Когда, преодолевая тошноту, брезгливость и страх, я наконец приступила к работе, сзади послышались шаркающие тяжелые шаги. Стало совсем страшно, я сжала в руках швабру и повернулась.
— О, привет! Ты новенькая, что ли? — пожилой человек в бело-сером мятом халате, без колпака, с папиросой в уголке широкого рта, смотрел на меня с непонятной жалостью.
— Да, — почти прошептала я пересохшими губами.
— Знаешь, у меня нога больная. Мне бы спирту...
Он не просил, а приказывал — ласково, но твердо. Даже не спросив, кто он такой, я засуетилась, бросаясь от столика к столику, от шкафчика к шкафчику.
Человек в халате тихонько засмеялся:
— Да, сразу видно, новенькая. Как же ты не знаешь, где тут спирт? Это ж в нашей работе первое дело. Поди, в моечной посмотри, там должен быть в широкой банке.
В моечной на стеклянном маленьком столике я действительно увидела банку с рукописной этикеткой “спирт”, приклеенной белым медицинским пластырем. Жидкость в ней была почему-то зеленого цвета. Я понюхала — пахло спиртом. “У него болит нога... Значит, он хочет что-то на больной ноге спиртом помазать”, — подумала я. Рядом с банкой лежали ватные тампоны, намотанные на деревянные палочки. Взяв один, я окунула его в спирт и понесла человеку в халате. “Почти что мой первый пациент”, — промелькнула горделивая мысль. Увидев меня с тампоном в руке, врач (а это, как потом выяснилось, был дежурный врач из другого отделения) отчего-то покраснел, а глаза его расширились.
— Что это?!
— Спирт, как вы просили.
— А зачем?
— Как “зачем”? У вас же нога болит... Наверное, надо помазать.
— Что помазать? — голос врача как-то странно менялся, становясь слегка придушенным.
— Так ногу же!
“Как это он не знает, что ему надо делать? Чудно!”

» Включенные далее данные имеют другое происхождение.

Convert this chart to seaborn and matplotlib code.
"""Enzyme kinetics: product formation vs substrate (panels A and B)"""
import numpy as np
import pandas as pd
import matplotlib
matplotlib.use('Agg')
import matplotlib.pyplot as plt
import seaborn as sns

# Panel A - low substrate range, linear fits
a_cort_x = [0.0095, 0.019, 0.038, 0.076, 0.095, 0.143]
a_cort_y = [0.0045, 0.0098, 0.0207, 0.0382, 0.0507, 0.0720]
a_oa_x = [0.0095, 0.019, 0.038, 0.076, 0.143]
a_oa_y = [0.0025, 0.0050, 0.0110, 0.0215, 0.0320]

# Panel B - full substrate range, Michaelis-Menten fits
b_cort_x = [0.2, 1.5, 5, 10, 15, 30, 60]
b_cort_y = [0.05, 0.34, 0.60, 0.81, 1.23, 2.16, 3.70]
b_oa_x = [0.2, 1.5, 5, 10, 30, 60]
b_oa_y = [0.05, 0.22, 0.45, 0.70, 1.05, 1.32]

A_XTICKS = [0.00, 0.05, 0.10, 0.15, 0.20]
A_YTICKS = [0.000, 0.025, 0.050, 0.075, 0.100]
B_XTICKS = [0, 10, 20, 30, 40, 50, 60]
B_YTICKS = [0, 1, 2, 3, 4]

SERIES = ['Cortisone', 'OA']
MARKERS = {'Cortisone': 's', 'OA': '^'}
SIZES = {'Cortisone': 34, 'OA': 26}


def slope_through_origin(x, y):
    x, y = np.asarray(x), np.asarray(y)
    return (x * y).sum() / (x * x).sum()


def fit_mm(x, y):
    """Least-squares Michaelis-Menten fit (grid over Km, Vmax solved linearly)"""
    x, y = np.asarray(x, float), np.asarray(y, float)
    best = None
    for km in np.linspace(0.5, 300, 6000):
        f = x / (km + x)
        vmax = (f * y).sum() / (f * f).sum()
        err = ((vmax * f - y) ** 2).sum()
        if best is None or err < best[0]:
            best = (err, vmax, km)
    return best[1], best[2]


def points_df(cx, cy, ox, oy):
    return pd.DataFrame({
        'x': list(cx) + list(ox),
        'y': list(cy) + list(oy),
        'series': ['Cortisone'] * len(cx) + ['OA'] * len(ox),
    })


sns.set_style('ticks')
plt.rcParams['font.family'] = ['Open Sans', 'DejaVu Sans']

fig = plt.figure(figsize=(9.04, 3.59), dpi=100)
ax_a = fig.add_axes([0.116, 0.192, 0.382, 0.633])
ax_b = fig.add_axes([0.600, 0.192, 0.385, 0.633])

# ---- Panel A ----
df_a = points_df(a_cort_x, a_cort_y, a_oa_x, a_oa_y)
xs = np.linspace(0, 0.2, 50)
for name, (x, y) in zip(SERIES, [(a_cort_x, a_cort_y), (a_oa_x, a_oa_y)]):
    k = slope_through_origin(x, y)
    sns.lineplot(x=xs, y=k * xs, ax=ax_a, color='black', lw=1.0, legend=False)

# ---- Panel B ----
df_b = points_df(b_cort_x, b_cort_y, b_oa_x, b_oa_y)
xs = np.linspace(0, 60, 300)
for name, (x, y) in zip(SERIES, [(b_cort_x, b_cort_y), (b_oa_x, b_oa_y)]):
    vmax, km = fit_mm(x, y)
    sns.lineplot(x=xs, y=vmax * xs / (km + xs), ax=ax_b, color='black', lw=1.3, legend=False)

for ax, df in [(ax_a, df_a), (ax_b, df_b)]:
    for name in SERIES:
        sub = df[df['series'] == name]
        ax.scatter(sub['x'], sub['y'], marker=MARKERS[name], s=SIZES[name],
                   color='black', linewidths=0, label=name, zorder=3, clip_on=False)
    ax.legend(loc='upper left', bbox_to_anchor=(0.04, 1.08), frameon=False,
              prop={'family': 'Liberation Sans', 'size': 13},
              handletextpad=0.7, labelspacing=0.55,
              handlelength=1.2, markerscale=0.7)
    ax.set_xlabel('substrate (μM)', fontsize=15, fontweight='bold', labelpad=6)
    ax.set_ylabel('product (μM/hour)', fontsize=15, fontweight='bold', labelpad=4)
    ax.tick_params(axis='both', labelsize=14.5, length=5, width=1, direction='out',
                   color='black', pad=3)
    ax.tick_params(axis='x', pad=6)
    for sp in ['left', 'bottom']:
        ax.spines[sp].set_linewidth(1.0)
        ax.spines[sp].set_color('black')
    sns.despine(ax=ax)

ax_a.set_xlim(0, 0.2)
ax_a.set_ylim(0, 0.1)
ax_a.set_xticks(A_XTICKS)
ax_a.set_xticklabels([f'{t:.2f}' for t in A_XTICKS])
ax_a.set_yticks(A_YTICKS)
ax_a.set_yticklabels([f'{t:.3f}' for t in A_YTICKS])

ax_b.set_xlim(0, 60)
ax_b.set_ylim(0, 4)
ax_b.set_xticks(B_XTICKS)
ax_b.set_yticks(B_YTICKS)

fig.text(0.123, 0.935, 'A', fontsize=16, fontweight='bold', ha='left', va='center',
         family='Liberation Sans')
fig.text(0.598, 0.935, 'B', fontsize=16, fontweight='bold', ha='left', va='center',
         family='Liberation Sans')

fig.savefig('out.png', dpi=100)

— Да мне не мазать, глупая! Мне выпить надо!! — взревел доктор.
— Так ведь он зеленый!
— Кто? — лицо врача уже не просто красное, а багровое, а голос сделался раскатисто-металлическим.

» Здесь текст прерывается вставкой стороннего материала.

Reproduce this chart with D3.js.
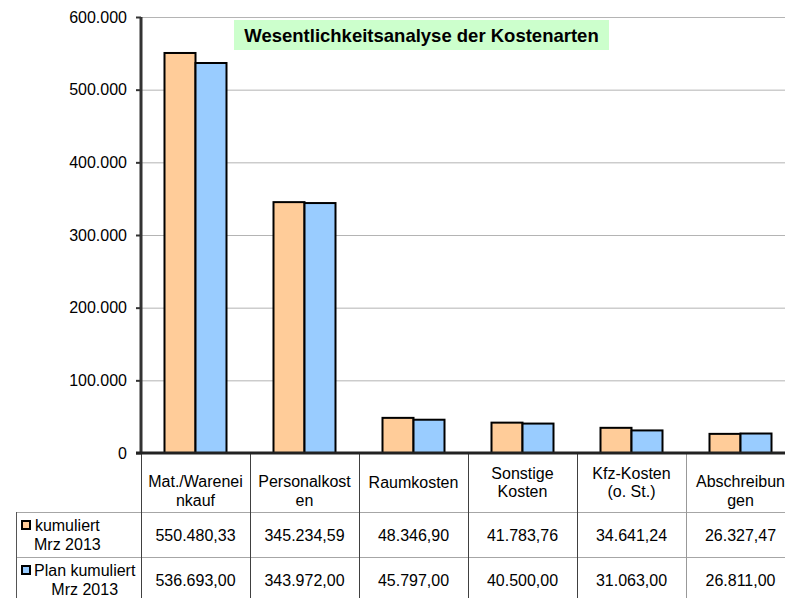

— Спирт. Спирт в банке зеленый, — ответила я истинную правду.
Он достал из кармана халата граненый стакан.
— Так! Вот тебе сосуд. Нальешь в него этого зеленого спирта и принесешь мне. Нога уже отваливается.
“Почему, когда болит нога, спирт надо пить?” — думала я, исполняя приказание.

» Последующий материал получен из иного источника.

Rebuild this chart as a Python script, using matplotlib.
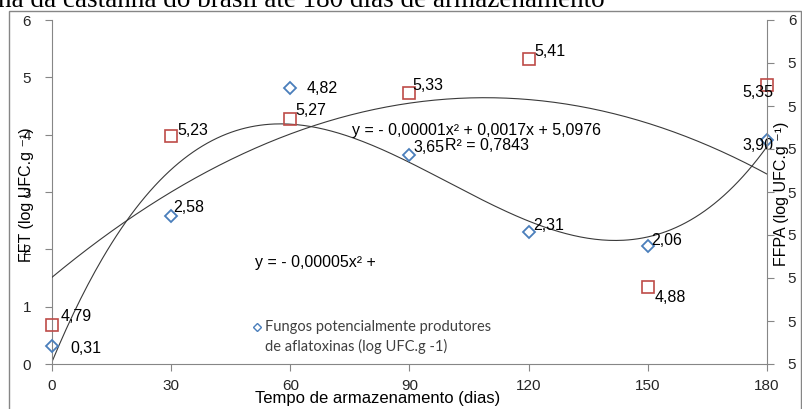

Доктор лихо опрокинул в себя стакан (потом я узнала, что в спирт специально добавляют зеленку, чтобы его не пили), после чего умиротворенно прикрыл глаза, и его губы изобразили подобие улыбки.
— Ну, вот и хорошо, — он легко поднялся с табуретки и, не сказав больше ни слова, ушел.
Продолжая неприятную санитарную работу, я размышляла об этом визите и чувствовала в поведении врача какую-то нестыковку. Точно! Доктор не обратил абсолютно никакого внимания на умершую женщину на операционном столе. Ничего не спросил, даже не взглянул. Тогда мне это казалось невероятным.
Около половины первого ночи, когда я закончила уборку, вновь появилась медсестра. Где была, не сказала, а спросить я побоялась.